The island of Capri has been inhabited since the 8th BC, when the Greeks and Phoenicians settled there. However, the first person to really appreciate Capri was the Emperor Tiberius, the man who took control of Rome after Augustus. In around 30 AD, Tiberius had 12 sumptuous villas built for him on the island, including the Villa Jovis, naming each building after a god.
From the fall of the Roman Empire (476 AD) until the end of the early middle ages, Capri was under the control of Naples (Napoli), without, however, being influenced by the political changes that occurred in the ruling city due to the alternation of various dynasties, from the Angevins to the Aragonese.
In the meantime, Capri had to deal with its own very different problems that continued to plague it for centuries: it was continuously subjected to pirate raids and left to fend for itself by Naples (Napoli), meaning that the population had to move away from the coast, seeking refuge on the plateaus that rise up in the center of the island. This caused somewhat of a crash in the island's economy, which primarily relied on fishing, but also led to the creation of the two urban settlements of Capri and Anacapri (1200).
Between 1200 and 1500, the island came under the control of the Normans and then the Swabians, passing into Spanish hands and then, until the fall of Napoleon, into French hands.

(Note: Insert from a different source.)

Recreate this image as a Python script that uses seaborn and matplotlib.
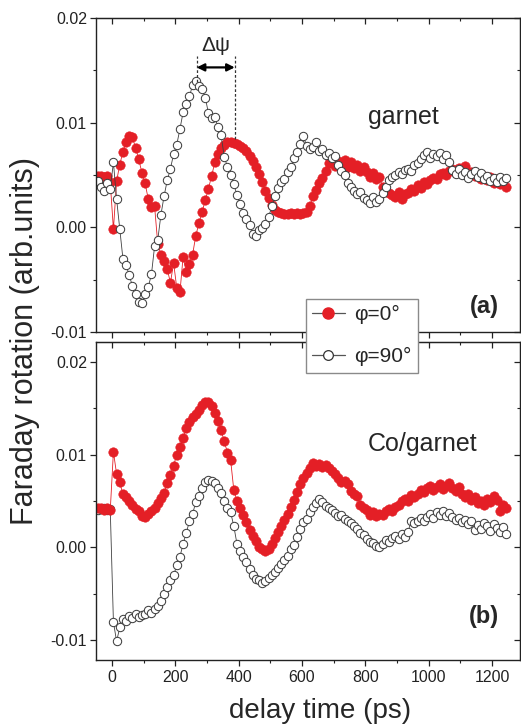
import numpy as np
import pandas as pd
import matplotlib
matplotlib.use("Agg")
import matplotlib.pyplot as plt
import seaborn as sns
from matplotlib.lines import Line2D
from matplotlib.ticker import MultipleLocator, FormatStrFormatter

# ---------------- data (values in units of 1e-3 arb. units) ----------------
delay_ps = [-45, -35, -25, -15, -5, 5, 15, 25, 35, 45,
            55, 65, 75, 85, 95, 105, 115, 125, 135, 145,
            155, 165, 175, 185, 195, 205, 215, 225, 235, 245,
            255, 265, 275, 285, 295, 305, 315, 325, 335, 345,
            355, 365, 375, 385, 395, 405, 415, 425, 435, 445,
            455, 465, 475, 485, 495, 505, 515, 525, 535, 545,
            555, 565, 575, 585, 595, 605, 615, 625, 635, 645,
            655, 665, 675, 685, 695, 705, 715, 725, 735, 745,
            755, 765, 775, 785, 795, 805, 815, 825, 835, 845,
            855, 865, 875, 885, 895, 905, 915, 925, 935, 945,
            955, 965, 975, 985, 995, 1005, 1015, 1025, 1035, 1045,
            1055, 1065, 1075, 1085, 1095, 1105, 1115, 1125, 1135, 1145,
            1155, 1165, 1175, 1185, 1195, 1205, 1215, 1225, 1235, 1245]

garnet_phi0 = [4.9, 4.9, 4.8, 4.9, 4.3, -0.2, 4.4, 6.0, 7.2, 8.2,
               8.7, 8.6, 7.6, 6.5, 5.2, 4.2, 2.7, 1.9, 2.0, -1.6,
               -2.6, -3.2, -4.0, -5.3, -3.4, -5.8, -6.2, -2.8, -4.3, -3.5,
               -2.6, -0.8, 0.4, 1.5, 2.6, 3.7, 4.9, 6.2, 7.0, 7.6,
               7.9, 8.2, 8.2, 8.1, 8.0, 7.8, 7.6, 7.3, 6.8, 6.3,
               5.8, 5.1, 4.3, 3.5, 2.8, 2.1, 1.7, 1.5, 1.4, 1.3,
               1.3, 1.4, 1.3, 1.4, 1.3, 1.4, 1.5, 2.0, 3.0, 3.6,
               4.2, 4.7, 5.4, 6.1, 6.4, 5.9, 6.3, 6.1, 6.4, 5.8,
               6.2, 5.7, 6.0, 5.4, 5.8, 5.3, 4.8, 5.2, 4.6, 4.8,
               3.9, 3.5, 3.3, 3.1, 2.9, 3.4, 2.7, 3.2, 3.3, 3.7,
               3.5, 4.0, 3.8, 4.3, 4.1, 4.5, 4.7, 4.6, 5.1, 5.2,
               5.0, 5.4, 5.6, 5.2, 5.7, 5.3, 5.9, 5.0, 5.3, 4.9,
               5.1, 4.6, 4.9, 4.5, 4.8, 4.2, 4.6, 4.1, 4.4, 3.9]

garnet_phi90 = [4.4, 3.9, 3.5, 4.2, 3.7, 6.2, 2.7, -0.2, -3.0, -3.6,
                -4.6, -5.6, -6.4, -7.1, -7.2, -6.4, -5.7, -4.5, -1.8, -1.2,
                1.2, 3.0, 4.5, 5.6, 7.0, 7.9, 9.4, 11.0, 11.8, 12.5,
                13.6, 14.0, 13.5, 13.2, 12.4, 10.9, 10.4, 10.5, 9.6, 8.8,
                6.7, 5.8, 5.0, 4.1, 3.1, 2.2, 1.4, 0.8, 0.2, -0.6,
                -0.8, -0.3, -0.1, 0.3, 1.0, 2.0, 3.0, 3.8, 4.3, 4.6,
                5.3, 5.8, 6.6, 7.2, 8.0, 8.7, 7.8, 7.5, 7.7, 8.2,
                7.3, 7.5, 6.9, 7.1, 6.6, 6.8, 6.0, 5.4, 5.0, 4.2,
                3.9, 3.5, 3.2, 3.4, 2.8, 2.6, 2.3, 2.9, 2.4, 2.7,
                3.3, 3.9, 4.5, 4.8, 5.0, 5.3, 5.1, 5.5, 5.6, 5.4,
                6.0, 6.1, 6.5, 6.9, 7.2, 6.6, 7.0, 6.8, 7.1, 6.5,
                6.9, 6.2, 5.5, 5.1, 5.6, 5.0, 5.3, 4.7, 5.1, 5.4,
                4.8, 5.2, 4.6, 4.9, 4.4, 4.7, 4.3, 4.8, 4.4, 4.7]

co_phi0 = [4.2, 4.3, 4.0, 4.2, 4.0, 10.3, 7.9, 7.0, 5.7, 5.4,
           5.0, 4.6, 4.1, 3.9, 3.4, 3.3, 3.6, 3.9, 4.3, 4.8,
           5.3, 5.9, 6.9, 7.8, 8.8, 10.0, 10.8, 11.8, 12.8, 13.5,
           14.0, 14.4, 14.8, 15.3, 15.7, 15.6, 15.2, 14.5, 13.6, 12.6,
           11.4, 10.2, 9.4, 6.2, 5.0, 4.3, 3.5, 2.7, 1.9, 1.2,
           0.7, 0.1, -0.2, -0.4, -0.2, 0.4, 1.0, 1.7, 2.3, 3.0,
           3.6, 4.4, 5.1, 6.0, 6.8, 7.5, 8.0, 8.6, 9.1, 8.8,
           9.0, 8.7, 8.9, 8.6, 8.2, 7.9, 7.5, 7.0, 7.2, 6.8,
           6.1, 5.8, 5.5, 4.6, 4.3, 4.0, 3.5, 3.8, 3.4, 3.6,
           3.5, 3.9, 4.1, 3.9, 4.4, 4.6, 5.0, 5.2, 5.0, 5.6,
           5.4, 5.8, 6.2, 6.0, 6.4, 6.6, 6.2, 6.5, 6.8, 6.3,
           6.6, 6.9, 6.4, 6.1, 6.5, 5.8, 5.4, 5.7, 5.1, 5.4,
           4.8, 5.0, 4.6, 5.2, 4.9, 5.5, 5.1, 3.9, 4.6, 4.2]

co_phi90 = [4.0, 4.1, 4.2, 4.0, 4.1, -8.0, -10.1, -8.6, -7.7, -7.9,
            -7.4, -7.6, -7.2, -7.5, -7.3, -7.1, -6.7, -7.0, -6.6, -6.3,
            -5.8, -5.0, -4.3, -3.5, -3.0, -1.9, -1.0, 0.4, 1.6, 2.8,
            3.6, 4.9, 5.5, 6.4, 7.0, 7.3, 7.2, 6.9, 6.4, 5.9,
            5.0, 4.2, 3.8, 2.3, 0.4, -0.4, -1.0, -1.6, -2.3, -3.0,
            -3.4, -3.5, -3.8, -3.6, -3.3, -3.0, -2.6, -2.2, -1.8, -1.3,
            -0.9, -0.2, 0.3, 1.1, 2.0, 2.7, 3.1, 3.8, 4.4, 4.8,
            5.2, 4.9, 4.5, 4.3, 4.0, 3.7, 3.4, 3.5, 3.1, 2.9,
            2.6, 2.3, 2.0, 1.6, 1.3, 0.9, 0.6, 0.5, 0.2, 0.1,
            0.4, 0.8, 0.6, 1.0, 1.2, 0.9, 1.4, 1.1, 1.7, 2.8,
            2.6, 2.9, 3.2, 2.8, 3.3, 3.6, 3.2, 3.8, 3.5, 3.9,
            3.4, 3.7, 3.3, 3.0, 3.2, 2.7, 3.0, 2.5, 2.8, 1.9,
            2.4, 2.0, 2.6, 2.3, 1.8, 2.5, 2.1, 1.7, 2.2, 1.5]

series_labels = ["\u03c6=0\u00b0", "\u03c6=90\u00b0"]
panel_names = ["garnet", "Co/garnet"]
panel_tags = ["(a)", "(b)"]
x_ticks = [0, 200, 400, 600, 800, 1000, 1200]
y_ticks = [-0.01, 0.00, 0.01, 0.02]

# ---------------- style ----------------
sns.set_style("ticks")
plt.rcParams["font.family"] = ["Liberation Sans", "DejaVu Sans"]
plt.rcParams["axes.unicode_minus"] = False

RED = "#e41f26"
DARK = "#404040"
SCALE = 1e-3

fig = plt.figure(figsize=(5.21, 7.27), dpi=100)
L, R = 96 / 521, 519.5 / 521
ax_a = fig.add_axes([L, 1 - 332 / 727, R - L, (332 - 18) / 727])
ax_b = fig.add_axes([L, 1 - 660 / 727, R - L, (660 - 342) / 727])


def df_of(vals):
    return pd.DataFrame({"t": delay_ps, "v": np.asarray(vals) * SCALE})


def draw(ax, red_vals, blk_vals, black_on_top):
    red_kw = dict(color=RED, lw=0.6, marker="o", markersize=6.8,
                  markerfacecolor=RED, markeredgecolor=RED, markeredgewidth=0.4)
    blk_kw = dict(color=DARK, lw=0.6, marker="o", markersize=6.0,
                  markerfacecolor="white", markeredgecolor=DARK, markeredgewidth=0.75)
    order = [(red_vals, red_kw), (blk_vals, blk_kw)]
    if not black_on_top:
        order = order[::-1]
    for vals, kw in order:
        sns.lineplot(data=df_of(vals), x="t", y="v", ax=ax, sort=False,
                     estimator=None, legend=False, **kw)


draw(ax_a, garnet_phi0, garnet_phi90, black_on_top=True)
draw(ax_b, co_phi0, co_phi90, black_on_top=False)

ax_a.set_ylim(-0.01, 0.02)
ax_b.set_ylim(-0.0121, 0.0221)

for ax in (ax_a, ax_b):
    ax.set_xlim(-50, 1287)
    ax.set_xlabel("")
    ax.set_ylabel("")
    ax.set_xticks(x_ticks)
    ax.xaxis.set_minor_locator(MultipleLocator(100))
    ax.set_yticks(y_ticks)
    ax.yaxis.set_minor_locator(MultipleLocator(0.005))
    ax.yaxis.set_major_formatter(FormatStrFormatter("%.2f"))
    for s in ax.spines.values():
        s.set_linewidth(1.0)
        s.set_color("#222222")
        s.set_visible(True)
    ax.tick_params(axis="both", which="major", direction="out", length=4.5,
                   width=0.9, labelsize=11.5, colors="#222222", pad=2)
    ax.tick_params(axis="both", which="minor", direction="out", length=2.5,
                   width=0.8, colors="#222222")
    # mirrored inward ticks on top and right
    top = ax.secondary_xaxis("top")
    top.set_xticks(x_ticks)
    top.xaxis.set_minor_locator(MultipleLocator(100))
    top.tick_params(axis="x", which="major", direction="in", length=4.5,
                    width=0.9, labeltop=False, colors="#222222")
    top.tick_params(axis="x", which="minor", direction="in", length=2.5,
                    width=0.8, colors="#222222")
    right = ax.secondary_yaxis("right")
    right.set_yticks(y_ticks)
    right.yaxis.set_minor_locator(MultipleLocator(0.005))
    right.tick_params(axis="y", which="major", direction="in", length=4.5,
                      width=0.9, labelright=False, colors="#222222")
    right.tick_params(axis="y", which="minor", direction="in", length=2.5,
                      width=0.8, colors="#222222")

ax_a.tick_params(axis="x", which="both", labelbottom=False)
ax_b.tick_params(axis="x", which="major", labelsize=11.5, pad=3)

# panel texts
ax_a.text(921, 0.0105, panel_names[0], fontsize=18, ha="center", va="center")
ax_b.text(981, 0.0111, panel_names[1], fontsize=18, ha="center", va="center")
ax_a.text(1175, -0.0076, panel_tags[0], fontsize=17, fontweight="bold",
          ha="center", va="center")
ax_b.text(1175, -0.0074, panel_tags[1], fontsize=17, fontweight="bold",
          ha="center", va="center")

# phase-shift annotation
dash_x1, dash_x2 = 268, 388
ax_a.plot([dash_x1, dash_x1], [0.0139, 0.0164], ls=(0, (2.2, 1.6)), lw=0.9, color="#333333")
ax_a.plot([dash_x2, dash_x2], [0.0084, 0.0164], ls=(0, (2.2, 1.6)), lw=0.9, color="#333333")
ax_a.annotate("", xy=(dash_x1, 0.01528), xytext=(dash_x2, 0.01528),
              arrowprops=dict(arrowstyle="<|-|>", color="black", lw=1.6,
                              mutation_scale=11, shrinkA=0, shrinkB=0))
ax_a.text((dash_x1 + dash_x2) / 2, 0.0174, "\u0394\u03c8", fontsize=15,
          ha="center", va="center")

# axis labels
ax_b.set_xlabel("delay time (ps)", fontsize=20)
ax_b.xaxis.set_label_coords(0.529, -0.160)
ax_b.xaxis.label.set_va("center")
fig.text(25 / 521, 1 - 341 / 727, "Faraday rotation (arb.units)", fontsize=22,
         rotation=90, ha="center", va="center")

# legend straddling both panels
h0 = Line2D([], [], color="#555555", lw=0.9, marker="o", markersize=8,
            markerfacecolor=RED, markeredgecolor=RED)
h1 = Line2D([], [], color="#555555", lw=0.9, marker="o", markersize=7,
            markerfacecolor="white", markeredgecolor="#333333", markeredgewidth=0.9)
leg = fig.legend(handles=[h0, h1], labels=series_labels, loc="upper left",
                 bbox_to_anchor=(306 / 521, 1 - 299 / 727), borderaxespad=0,
                 frameon=True, fancybox=False, edgecolor="#8a8a8a", framealpha=1,
                 fontsize=15, handlelength=1.55, handletextpad=0.45,
                 labelspacing=1.1, borderpad=0.3)
leg.get_frame().set_linewidth(1.0)
leg.set_zorder(10)

fig.savefig("out.png", dpi=100)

The island's cultural reawakening began in around 1800 thanks to a lively, growing interest from European artists and intellectuals. Attracted by the wonderful climate, the island's location and its natural wonders, the island was subjected to a peaceful invasion by the English, Americans, and Germans and consequently began to equip itself with tourist facilities.
In the early 20th century, the island took in some political refugees, including the Russian writer Maxim Gorki and Lenin, followed by the famous Chilean poet Pablo Neruda in the 1950s, who lived in exile on the island for several years.